Neaetha irreperta

Scientific classification
- Kingdom: Animalia
- Phylum: Arthropoda
- Subphylum: Chelicerata
- Class: Arachnida
- Order: Araneae
- Infraorder: Araneomorphae
- Family: Salticidae
- Genus: Neaetha
- Species: N. irreperta
- Binomial name: Neaetha irreperta Wesołowska & Russell-Smith, 2000

= Neaetha irreperta =

- Genus: Neaetha
- Species: irreperta
- Authority: Wesołowska & Russell-Smith, 2000

Species of spider

Neaetha irreperta is a species of jumping spider in the genus Neaetha that lives in South Africa and Tanzania. First described in 2000 by Wanda Wesołowska & Anthony Russell-Smith, the spider is small, with a dark brown carapace that is between 1.2 and 1.4 mm long and a deep red-brown abdomen between 1.1 and 1.5 mm long. The abdomen has a pattern that is indistinct on the male, but a clearer set of grey lines and marks on the female, and this, along with the width of the abdomen, distinguishes the species from other in the genus. The male has a long embolus and the female's sclerotized epigyne has a central pocket and wide copulatory openings.

==Taxonomy==
Neaetha irreperta is a species of jumping spider that was first described by Wanda Wesołowska & Anthony Russell-Smith in 2000. It was allocated to the genus Neaetha, which itself had been first raised by Eugène Simon in 1884. The genus is named for two Greek words, néos, which means new, and théa, which can be translated aspect. The species is named for a Latin word than can be translated recondite. It was listed as one only two valid species in the genus from Africa by Dmitri Logunov in 2009.

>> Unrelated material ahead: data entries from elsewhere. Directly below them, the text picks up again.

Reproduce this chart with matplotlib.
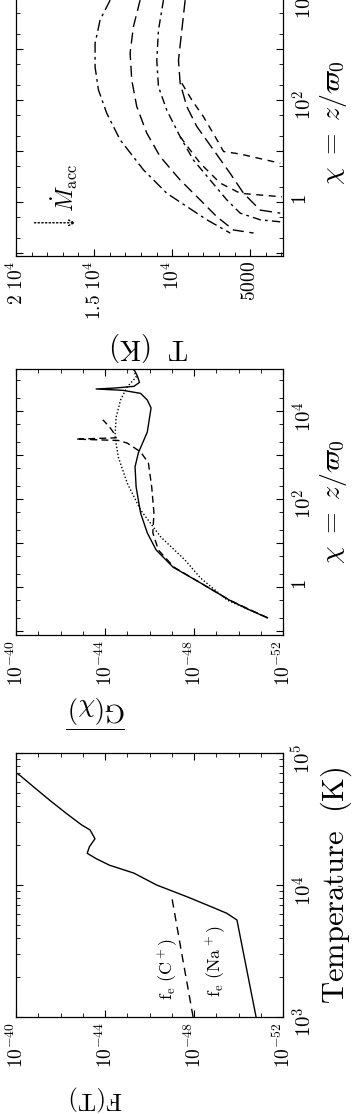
import matplotlib
matplotlib.use('Agg')
import matplotlib.pyplot as plt
from matplotlib.ticker import NullFormatter
import numpy as np

plt.rcParams['mathtext.fontset'] = 'cm'
plt.rcParams['font.family'] = 'serif'

# ---- panel 1 (top): temperature profiles T(chi), several accretion rates
# values: log10(chi) and T in K
t_log_chi = [
    [3.96, 3.57, 3.11, 2.65, 2.20, 1.74, 1.22, 0.63, 0.17, -0.09, -0.35, -0.61],
    [3.96, 3.44, 2.92, 2.39, 1.87, 1.35, 0.89, 0.43, 0.04, -0.29, -0.55, -0.61],
    [3.96, 3.37, 2.78, 2.26, 1.80, 1.28, 0.82, 0.43, 0.04, -0.22, -0.35, -0.39],
    [3.96, 3.37, 2.78, 2.33, 1.87, 1.48, 1.02, 0.56, 0.17, -0.16, -0.22],
    [2.33, 2.00, 1.67, 1.28, 0.99, 0.94, 0.76],
    [1.28, 0.76, 0.37, 0.17, 0.10],
]
t_kelvin = [
    [13970, 14615, 14936, 14936, 14722, 14188, 13333, 11838, 10342, 9060, 7778, 6282],
    [12051, 12479, 12692, 12585, 12265, 11624, 10769, 9487, 8205, 7137, 6068, 4786],
    [10556, 10876, 10983, 10876, 10342, 9487, 8632, 7564, 6496, 5641, 4359, 3077],
    [9167, 9380, 9594, 9487, 9060, 8419, 7350, 6282, 5427, 4359, 3077],
    [9380, 8739, 7992, 7244, 6709, 5641, 3077],
    [9487, 8205, 6923, 5641, 2970],
]
t_styles = [(0, (8, 3, 2, 3)), (0, (8, 4)), (0, (6, 3, 2, 3)),
            (0, (9, 4)), (0, (5, 4)), (0, (5, 4))]
t_ticks = [20000, 15000, 10000, 5000]
t_ticklabels = [r'$2\ 10^4$', r'$1.5\ 10^4$', r'$10^4$', r'$5000$']

# ---- panel 2 (middle): |G(chi)|, log10 values
g_solid_logchi = [-0.70, -0.50, -0.30, 0.09, 0.45, 0.84, 1.23, 1.68, 2.27, 2.73, 3.05,
                  3.52, 4.07, 4.25, 4.40, 4.47, 4.50, 4.52, 4.56, 4.65, 4.80, 4.95]
g_solid_logg = [-51.3, -50.4, -49.6, -48.3, -47.06, -46.3, -45.9, -45.6, -45.4, -45.35, -45.5,
                -45.9, -46.07, -45.9, -45.6, -44.8, -43.6, -44.4, -45.3, -45.55, -45.45, -45.3]
g_dash_logchi = [-0.70, -0.30, 0.09, 0.45, 0.84, 1.23, 1.68, 2.27, 2.82, 3.07, 3.27,
                 3.33, 3.36, 3.39, 3.50, 3.64, 3.80]
g_dash_logg = [-51.3, -49.6, -48.3, -47.1, -46.4, -46.15, -46.2, -46.1, -45.95, -45.6, -45.0,
               -44.6, -42.7, -44.5, -44.4, -44.2, -43.9]
g_dot_logchi = [-0.70, -0.30, 0.20, 0.61, 1.14, 1.75, 2.36, 2.95, 3.41, 3.86, 4.25,
                4.55, 4.77, 4.93]
g_dot_logg = [-51.3, -49.5, -48.3, -47.6, -46.5, -45.6, -45.0, -44.6, -44.45, -44.5, -44.7,
              -45.0, -45.4, -45.3]

# ---- panel 3 (bottom): F(T), log10 values
f_na_logt = [3.0, 3.735, 3.786, 3.83, 3.91, 4.0, 4.09, 4.15, 4.20, 4.24, 4.29, 4.35,
             4.417, 4.455, 4.54, 4.64, 4.745, 4.83, 4.85]
f_na_logf = [-50.79, -49.93, -49.47, -48.85, -47.7, -46.32, -45.3, -44.2, -43.6, -43.2,
             -43.3, -43.55, -43.33, -42.95, -42.28, -41.53, -40.78, -40.18, -40.0]
f_c_logt = [3.0, 3.48, 3.91]
f_c_logf = [-47.96, -47.45, -47.0]

f_ticks = [1e-40, 1e-44, 1e-48, 1e-52]
f_ticklabels = [r'$10^{-40}$', r'$10^{-44}$', r'$10^{-48}$', r'$10^{-52}$']

W, H = 353, 1114
fig = plt.figure(figsize=(W / 100, H / 100), dpi=100)


def box(x0, y0, x1, y1):
    # pixel box (top-left origin) -> figure fraction
    return [x0 / W, 1 - y1 / H, (x1 - x0) / W, (y1 - y0) / H]


def style(ax):
    ax.tick_params(which='both', direction='in', top=True, bottom=True,
                   left=True, right=True, labelleft=False, labelright=True,
                   labeltop=False, labelbottom=True, labelsize=15)
    ax.tick_params(axis='x', labelsize=14)
    ax.tick_params(axis='y', pad=6)
    ax.tick_params(axis='both', labelrotation=90)
    ax.tick_params(which='major', length=5, width=0.8)
    ax.tick_params(which='minor', length=3, width=0.6)
    ax.yaxis.set_label_position('right')
    for s in ax.spines.values():
        s.set_linewidth(0.9)


def chi_axis(ax, lo, hi):
    ax.set_yscale('log')
    dec = [10.0 ** k for k in range(-1, 6)]
    labs = {0: r'$1$', 2: r'$10^2$', 4: r'$10^4$'}
    ax.set_yticks(dec, [labs.get(k, '') for k in range(-1, 6)])
    ax.set_yticks([m * 10.0 ** k for k in range(-2, 6) for m in (2, 5)], minor=True)
    ax.yaxis.set_minor_formatter(NullFormatter())
    ax.set_ylim(lo, hi)
    ax.set_ylabel(r'$\chi\ =\ z/\varpi_0$', fontsize=20, rotation=90, labelpad=2)


def f_axis(ax):
    ax.set_xscale('log')
    ax.set_xticks(f_ticks, f_ticklabels)
    ax.set_xticks([10.0 ** k for k in range(-52, -39)], minor=True)
    ax.xaxis.set_minor_formatter(NullFormatter())
    ax.set_xlim(1e-40, 1e-52)


# panel 1
ax1 = fig.add_axes(box(16, -10, 283, 256))
style(ax1)
for lc, tk, ls in zip(t_log_chi, t_kelvin, t_styles):
    ax1.plot(tk, 10 ** np.array(lc), color='k', lw=1.0, linestyle=ls)
ax1.set_xticks(t_ticks, t_ticklabels)
ax1.set_xticks(np.arange(3000, 20001, 1000), minor=True)
ax1.set_xlim(20000, 2900)
chi_axis(ax1, 0.087, 1.44e4)
ax1.set_xlabel(r'$\mathrm{T\ \ (K)}$', fontsize=20, rotation=180)
ax1.xaxis.set_label_coords(0.5, -0.28)
ax1.annotate('', xy=(16000, 0.39), xytext=(19000, 0.39),
             arrowprops=dict(arrowstyle='->', color='k', lw=1.0, linestyle=':'))
ax1.text(16900, 1.9, r'$\dot{M}_{\rm acc}$', rotation=90, fontsize=17,
         ha='center', va='center')

# panel 2
ax2 = fig.add_axes(box(16, 369, 283, 635))
style(ax2)
ax2.plot(10 ** np.array(g_solid_logg), 10 ** np.array(g_solid_logchi), color='k', lw=1.0)
ax2.plot(10 ** np.array(g_dash_logg), 10 ** np.array(g_dash_logchi), color='k', lw=1.0,
         linestyle=(0, (5, 3)))
ax2.plot(10 ** np.array(g_dot_logg), 10 ** np.array(g_dot_logchi), color='k', lw=1.0,
         linestyle=(0, (1, 1.5)))
f_axis(ax2)
chi_axis(ax2, 0.081, 9.0e4)
ax2.text(0.30, -0.29, r'$\overline{\mathrm{G}(\chi)}$', transform=ax2.transAxes,
         rotation=180, fontsize=19, ha='center', va='center')

# panel 3
ax3 = fig.add_axes(box(16, 753, 283, 1017))
style(ax3)
ax3.plot(10 ** np.array(f_na_logf), 10 ** np.array(f_na_logt), color='k', lw=1.0)
ax3.plot(10 ** np.array(f_c_logf), 10 ** np.array(f_c_logt), color='k', lw=1.0,
         linestyle=(0, (6, 4)))
f_axis(ax3)
ax3.set_yscale('log')
ax3.set_yticks([1e3, 1e4, 1e5], [r'$10^3$', r'$10^4$', r'$10^5$'])
ax3.yaxis.set_minor_formatter(NullFormatter())
ax3.set_ylim(1e3, 1e5)
ax3.set_ylabel(r'$\mathrm{Temperature\ \ (K)}$', fontsize=22, rotation=90, labelpad=2)
ax3.text(10 ** -46.85, 10 ** 3.36, r'$\mathrm{f_e\ (C^+)}$', rotation=90, fontsize=13,
         ha='center', va='center')
ax3.text(10 ** -49.0, 10 ** 3.42, r'$\mathrm{f_e\ (Na^+)}$', rotation=90, fontsize=13,
         ha='center', va='center')
ax3.text(0.30, -0.305, r'$\mathrm{F(T)}$', transform=ax3.transAxes,
         rotation=180, fontsize=18, ha='center', va='center')

fig.savefig('out.png', dpi=100)
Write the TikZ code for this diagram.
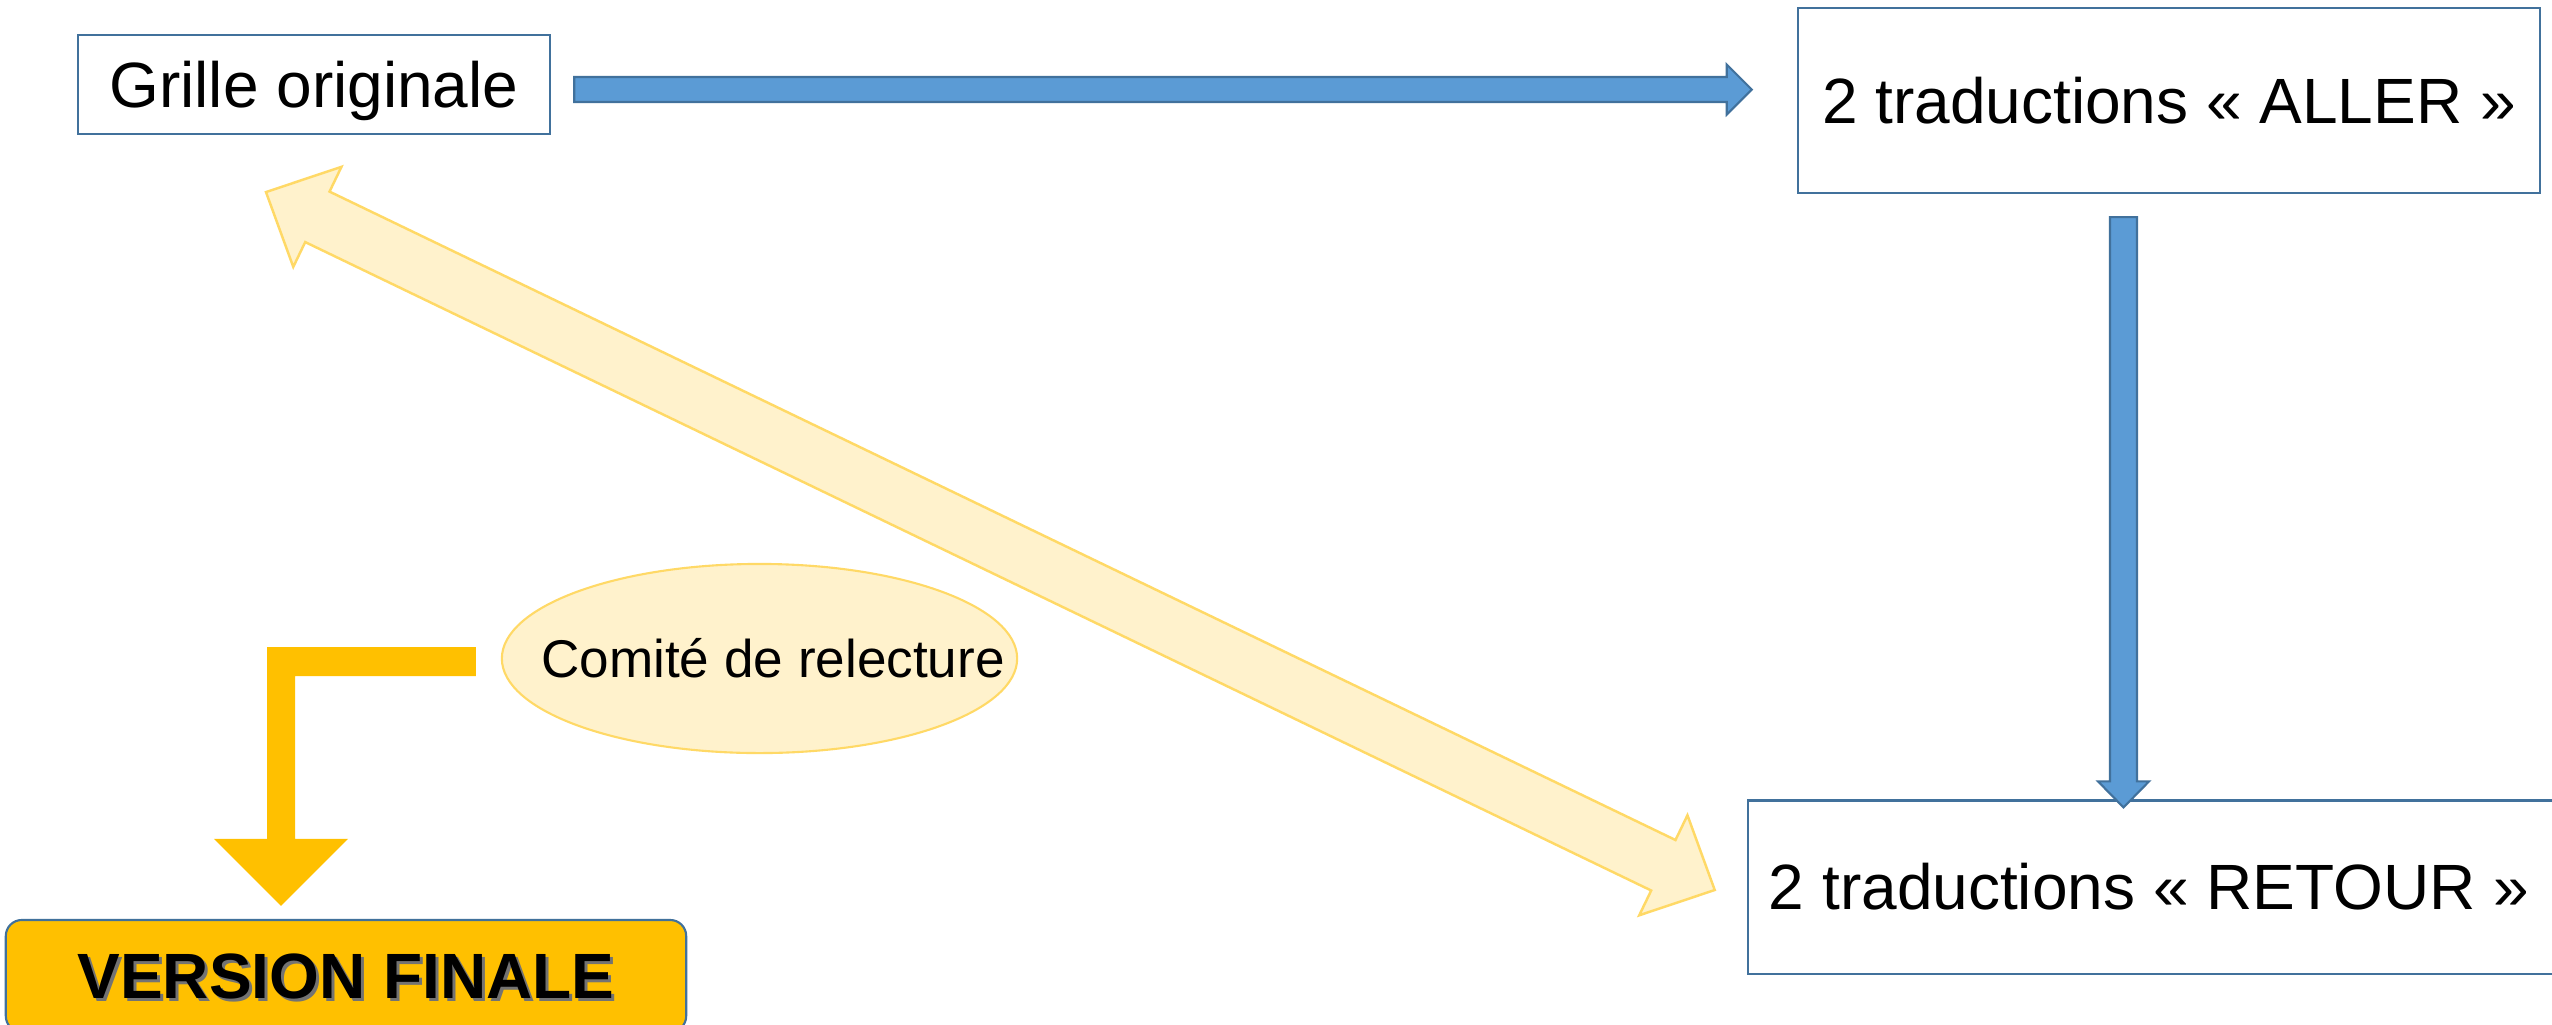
\documentclass[tikz,border=0pt]{standalone}
\usepackage{fontspec}
\setmainfont{Liberation Sans}
\usetikzlibrary{calc,shapes.geometric}

\definecolor{boxline}{HTML}{41719C}
\definecolor{bluefill}{HTML}{5B9BD5}
\definecolor{yellowfill}{HTML}{FFF2CC}
\definecolor{yellowline}{HTML}{FFD966}
\definecolor{goldfill}{HTML}{FFC000}

% block arrow with one head: style, from, to, shaft half-width, head half-width, head length
\newcommand{\singleblockarrow}[6]{%
  \coordinate (sba-h) at ($(#3)!#6!(#2)$);
  \path[#1] ($(#2)!#4!90:(#3)$) -- ($(sba-h)!#4!90:(#3)$) -- ($(sba-h)!#5!90:(#3)$) -- (#3)
    -- ($(sba-h)!#5!-90:(#3)$) -- ($(sba-h)!#4!-90:(#3)$) -- ($(#2)!#4!-90:(#3)$) -- cycle;}

% block arrow with a head at both ends
\newcommand{\doubleblockarrow}[6]{%
  \coordinate (dba-p) at ($(#2)!#6!(#3)$);
  \coordinate (dba-q) at ($(#3)!#6!(#2)$);
  \path[#1] (#2) -- ($(dba-p)!#5!90:(#3)$) -- ($(dba-p)!#4!90:(#3)$) -- ($(dba-q)!#4!90:(#3)$)
    -- ($(dba-q)!#5!90:(#3)$) -- (#3) -- ($(dba-q)!#5!-90:(#3)$) -- ($(dba-q)!#4!-90:(#3)$)
    -- ($(dba-p)!#4!-90:(#3)$) -- ($(dba-p)!#5!-90:(#3)$) -- cycle;}

\begin{document}
\begin{tikzpicture}[x=0.01cm, y=-0.01cm,
  stepbox/.style={draw=boxline, line width=0.6pt, fill=white, inner sep=0pt,
    font=\fontsize{18.2pt}{22pt}\selectfont, text height=13pt, text depth=0pt},
  bluearrow/.style={fill=bluefill, draw=boxline, line width=0.6pt, line join=miter},
  yellowarrow/.style={fill=yellowfill, draw=yellowline, line width=0.7pt, line join=miter},
  goldarrow/.style={fill=goldfill},
  comitebubble/.style={ellipse, draw=yellowline, fill=yellowfill, line width=0.6pt, inner sep=0pt},
  finalbox/.style={draw=boxline, line width=0.6pt, fill=goldfill, rounded corners=0.16cm, inner sep=0pt},
  finaltext/.style={font=\fontsize{18.2pt}{22pt}\selectfont\bfseries, text height=13pt, text depth=0pt, inner sep=0pt}]

\fill[white] (0,0) rectangle (2552,1024);
\useasboundingbox (0,0) rectangle (2552,1024);

% boxes
\node[stepbox, minimum width=4.72cm, minimum height=0.99cm] (grille) at (314,84.5) {Grille originale};
\node[stepbox, minimum width=7.42cm, minimum height=1.85cm] (aller) at (2169,100.5) {2 traductions « ALLER »};
\node[stepbox, minimum width=8.12cm, minimum height=1.73cm] (retour) at (2154,887) {\hspace*{-0.08cm}2 traductions « RETOUR »\hspace*{0.02cm}};

% review committee
\node[comitebubble, minimum width=5.15cm, minimum height=1.89cm] (comite) at (759.5,658.5) {};
\node[inner sep=0pt, font=\fontsize{15.1pt}{18pt}\selectfont, text height=10.8pt, text depth=0pt] (comitetext) at (773,658) {Comité de relecture};

% final version
\node[finalbox, minimum width=6.8cm, minimum height=1.12cm] (finale) at (346,976) {};
\node[finaltext, text=black!55] (finaleshadow) at ($(finale.center)+(3,3)$) {VERSION FINALE};
\node[finaltext] (finaletext) at (finale.center) {VERSION FINALE};

% blue flow arrows
\coordinate (h1) at ($(grille.east)+(23,5)$);
\coordinate (h2) at ($(aller.west)+(-45,-11)$);
\singleblockarrow{bluearrow}{h1}{h2}{1.25mm}{2.5mm}{2.5mm}

\coordinate (v1) at ($(aller.south)+(-45.5,23)$);
\coordinate (v2) at ($(retour.north)+(-30.5,8)$);
\singleblockarrow{bluearrow}{v1}{v2}{1.35mm}{2.55mm}{2.6mm}

% comparison between original and back translations
\coordinate (y1) at ($(grille.south)+(-48,57)$);
\coordinate (y2) at ($(retour.west)+(-32,3)$);
\doubleblockarrow{yellowarrow}{y1}{y2}{2.8mm}{5.55mm}{5.7mm}

% committee to final version
\coordinate (e1) at ($(comite.west)+(-25,3)$);
\coordinate (e2) at ($(finale.north)+(-65,-13)$);
\path[goldarrow] ($(e1)+(0,-14.5)$) -- ($(e2|-e1)+(-14,-14.5)$) -- ($(e2)+(-14,-67)$)
  -- ($(e2)+(-67,-67)$) -- (e2) -- ($(e2)+(67,-67)$) -- ($(e2)+(14,-67)$)
  -- ($(e2|-e1)+(14,14.5)$) -- ($(e1)+(0,14.5)$) -- cycle;

\end{tikzpicture}
\end{document}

The species in the genus are hard to distinguish, leading to Barbara Patoleta and Marek Żabka suggesting that to understand the relationships between the different species requires the study of genes rather than physical attributes. A DNA analysis study undertaken by Wayne Maddison and Marshall Hedin identified that the genus is most closely related to the genus Salticus. It has also phylogenetic similarities with Carrhotus and Hasarius, amongst other genera of jumping spiders. The genus was placed in the subtribe Harmochirina in the tribe Plexippini by Maddison in 2015. These were allocated to the clade Saltafresia. The subtribe is divided into harmochirines and pellenines, and the genus is allocated to the latter group, which is characterised by living on open sunny ground. In 2016, Jerzy Prószyński allocated the genus to the Harmochirines group of genera.

==Description==
The spider is small. The male has a brown carapace that is 1.2 mm long and 1.1 mm wide, broad and quick high, particularly to the rear. It is very hairy, with brown bristles along the back eye field and light grey hairs covering the remainder. The rounded abdomen is between 1.1 and 1.2 mm long and 0.9 to 1.1 mm wide and is a deep red-brown with grey and brown hairs. An indistinct yellow-grey pattern is just about visible. The clypeus is low and the chelicerae dark brown, with one forward and two rear teeth. The rearmost spinnerets are lighter than the ones towards the front. The legs are stripy. The palpal bulb is brown and rounded with a long embolus.

The female is slightly larger than the male, but has similar colouration. The carapace measures between 1.3 and 1.4 mm long and 1.3 mm wide while the abdomen is 1.5 mm long and 1.3 mm wide. The carapace has a thin black line along its edges and there are white scales on the eye field. The pattern on the abdomen is clearer, with the grey lines and marks easier to distinguish. It is covered with white and black hairs. The pedipalps are yellow. The epigyne is sclerotized and has a central pocket. The wide copulatory openings lead to broad and curved seminal ducts and oval spermathecae. The females of the genus are generally hard to tell apart. However, the colouration and width of the abdomen is distinctive, particularly compared to the otherwise similar Neaetha oculata.

==Distribution and habitat==
Neaetha irreperta lives in South Africa and Tanzania. The male holotype was found in the Mkomazi National Park in 1994. It was subsequently observed in South Africa, initially in the Jubaweni Game Reserve in Limpopo, and then in the Ndumo Game Reserve in KwaZulu-Natal. It lives in savannah.